■ **Task to carry out**
Set down the material below word for word, excluding the pictures.
>> start Supplied information
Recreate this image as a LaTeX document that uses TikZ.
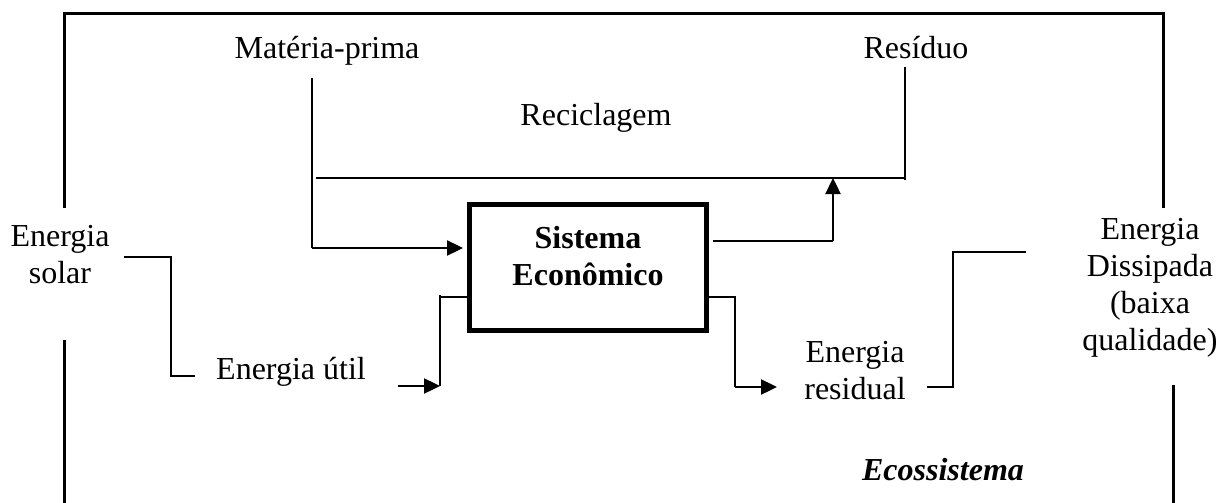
\documentclass[tikz,border=0pt]{standalone}
\usepackage{fontspec}
\setmainfont{Liberation Serif}
\usetikzlibrary{arrows.meta}
\begin{document}
\begin{tikzpicture}[x=0.5pt,y=-0.5pt,
  frame/.style={line width=1.5pt},
  thin/.style={line width=0.7pt},
  thick/.style={line width=1.2pt},
  arr/.style={thick,-{Triangle[length=8pt,width=7.5pt]}},
  lbl/.style={font=\fontsize{16}{18.5}\selectfont,inner sep=0pt,anchor=base,align=center},
  sysbox/.style={draw,line width=2.5pt,minimum width=118.5pt,minimum height=63pt,inner sep=0pt}]
\useasboundingbox (0,0) rectangle (1226,503);
% outer frame (ecosystem)
\draw[frame] (64,208) -- (64,13) -- (1163,13) -- (1163,208);
\draw[frame] (64,340) -- (64,503);
\draw[frame] (1173,385) -- (1173,503);
% labels
\node[lbl] (mp) at (327,58) {Matéria-prima};
\node[lbl] (res) at (916,58) {Resíduo};
\node[lbl] (rec) at (596,125) {Reciclagem};
\node[lbl] (sol) at (60,283) {Energia\\solar};
\node[lbl] (util) at (291,379) {Energia útil};
\node[lbl] (resid) at (855,399) {Energia\\residual};
\node[lbl] (diss) at (1150,350) {Energia\\Dissipada\\(baixa\\qualidade)};
\node[lbl,font=\fontsize{16}{18.5}\selectfont\bfseries\itshape] (eco) at (943,480) {Ecossistema};
% system box
\node[sysbox] (se) at (588,267.5) {};
\node[lbl,font=\fontsize{16}{18.5}\selectfont\bfseries] (setxt) at (588,285) {Sistema\\Econômico};
% coordinates
\coordinate (mp1) at (312,78);
\coordinate (mp2) at (312,248);
\coordinate (rc1) at (316,178);
\coordinate (rc2) at (906,178);
\coordinate (rs1) at (905,67);
\coordinate (rs2) at (905,180);
\coordinate (ro1) at (833,241);
\coordinate (ro2) at (833,178);
\coordinate (su1) at (124,257);
\coordinate (su2) at (171,257);
\coordinate (su3) at (171,376);
\coordinate (su4) at (195,376);
\coordinate (ua1) at (398,386);
\coordinate (ua2) at (440,386);
\coordinate (ub1) at (440,295);
\coordinate (ub2) at (440,297);
\coordinate (er1) at (735,297);
\coordinate (er2) at (735,387);
\coordinate (er3) at (777,387);
\coordinate (ed1) at (927,387);
\coordinate (ed2) at (953,387);
\coordinate (ed3) at (953,252);
\coordinate (ed4) at (1026,252);
% materia-prima into system
\draw[thin] (mp1) -- (mp2);
\draw[arr,shorten >=2pt] (mp2) -- (se.west |- mp2);
% recycling
\draw[thin] (rc1) -- (rc2);
\draw[thin] (rs1) -- (rs2);
\draw[thin,shorten <=2pt] (se.east |- ro1) -- (ro1);
\draw[arr] (ro1) -- (ro2);
% solar energy -> useful energy
\draw[thin] (su1) -- (su2) -- (su3) -- (su4);
\draw[arr] (ua1) -- (ua2);
\draw[thin] (ua2) -- (ub1);
\draw[thin] (ub2) -- (se.west |- ub2);
% residual energy
\draw[thin] (se.east |- er1) -- (er1) -- (er2);
\draw[arr] (er2) -- (er3);
\draw[thin] (ed1) -- (ed2) -- (ed3) -- (ed4);
\end{tikzpicture}
\end{document}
>> end Supplied information
■ **Reply to the exercise**
Recreate this image as a LaTeX document that uses TikZ.
\documentclass[tikz,border=0pt]{standalone}
\usepackage{fontspec}
\setmainfont{Liberation Serif}
\usetikzlibrary{arrows.meta}
\begin{document}
\begin{tikzpicture}[x=0.5pt,y=-0.5pt,
  frame/.style={line width=1.5pt},
  thin/.style={line width=0.7pt},
  thick/.style={line width=1.2pt},
  arr/.style={thick,-{Triangle[length=8pt,width=7.5pt]}},
  lbl/.style={font=\fontsize{16}{18.5}\selectfont,inner sep=0pt,anchor=base,align=center},
  sysbox/.style={draw,line width=2.5pt,minimum width=118.5pt,minimum height=63pt,inner sep=0pt}]
\useasboundingbox (0,0) rectangle (1226,503);
% outer frame (ecosystem)
\draw[frame] (64,208) -- (64,13) -- (1163,13) -- (1163,208);
\draw[frame] (64,340) -- (64,503);
\draw[frame] (1173,385) -- (1173,503);
% labels
\node[lbl] (mp) at (327,58) {Matéria-prima};
\node[lbl] (res) at (916,58) {Resíduo};
\node[lbl] (rec) at (596,125) {Reciclagem};
\node[lbl] (sol) at (60,283) {Energia\\solar};
\node[lbl] (util) at (291,379) {Energia útil};
\node[lbl] (resid) at (855,399) {Energia\\residual};
\node[lbl] (diss) at (1150,350) {Energia\\Dissipada\\(baixa\\qualidade)};
\node[lbl,font=\fontsize{16}{18.5}\selectfont\bfseries\itshape] (eco) at (943,480) {Ecossistema};
% system box
\node[sysbox] (se) at (588,267.5) {};
\node[lbl,font=\fontsize{16}{18.5}\selectfont\bfseries] (setxt) at (588,285) {Sistema\\Econômico};
% coordinates
\coordinate (mp1) at (312,78);
\coordinate (mp2) at (312,248);
\coordinate (rc1) at (316,178);
\coordinate (rc2) at (906,178);
\coordinate (rs1) at (905,67);
\coordinate (rs2) at (905,180);
\coordinate (ro1) at (833,241);
\coordinate (ro2) at (833,178);
\coordinate (su1) at (124,257);
\coordinate (su2) at (171,257);
\coordinate (su3) at (171,376);
\coordinate (su4) at (195,376);
\coordinate (ua1) at (398,386);
\coordinate (ua2) at (440,386);
\coordinate (ub1) at (440,295);
\coordinate (ub2) at (440,297);
\coordinate (er1) at (735,297);
\coordinate (er2) at (735,387);
\coordinate (er3) at (777,387);
\coordinate (ed1) at (927,387);
\coordinate (ed2) at (953,387);
\coordinate (ed3) at (953,252);
\coordinate (ed4) at (1026,252);
% materia-prima into system
\draw[thin] (mp1) -- (mp2);
\draw[arr,shorten >=2pt] (mp2) -- (se.west |- mp2);
% recycling
\draw[thin] (rc1) -- (rc2);
\draw[thin] (rs1) -- (rs2);
\draw[thin,shorten <=2pt] (se.east |- ro1) -- (ro1);
\draw[arr] (ro1) -- (ro2);
% solar energy -> useful energy
\draw[thin] (su1) -- (su2) -- (su3) -- (su4);
\draw[arr] (ua1) -- (ua2);
\draw[thin] (ua2) -- (ub1);
\draw[thin] (ub2) -- (se.west |- ub2);
% residual energy
\draw[thin] (se.east |- er1) -- (er1) -- (er2);
\draw[arr] (er2) -- (er3);
\draw[thin] (ed1) -- (ed2) -- (ed3) -- (ed4);
\end{tikzpicture}
\end{document}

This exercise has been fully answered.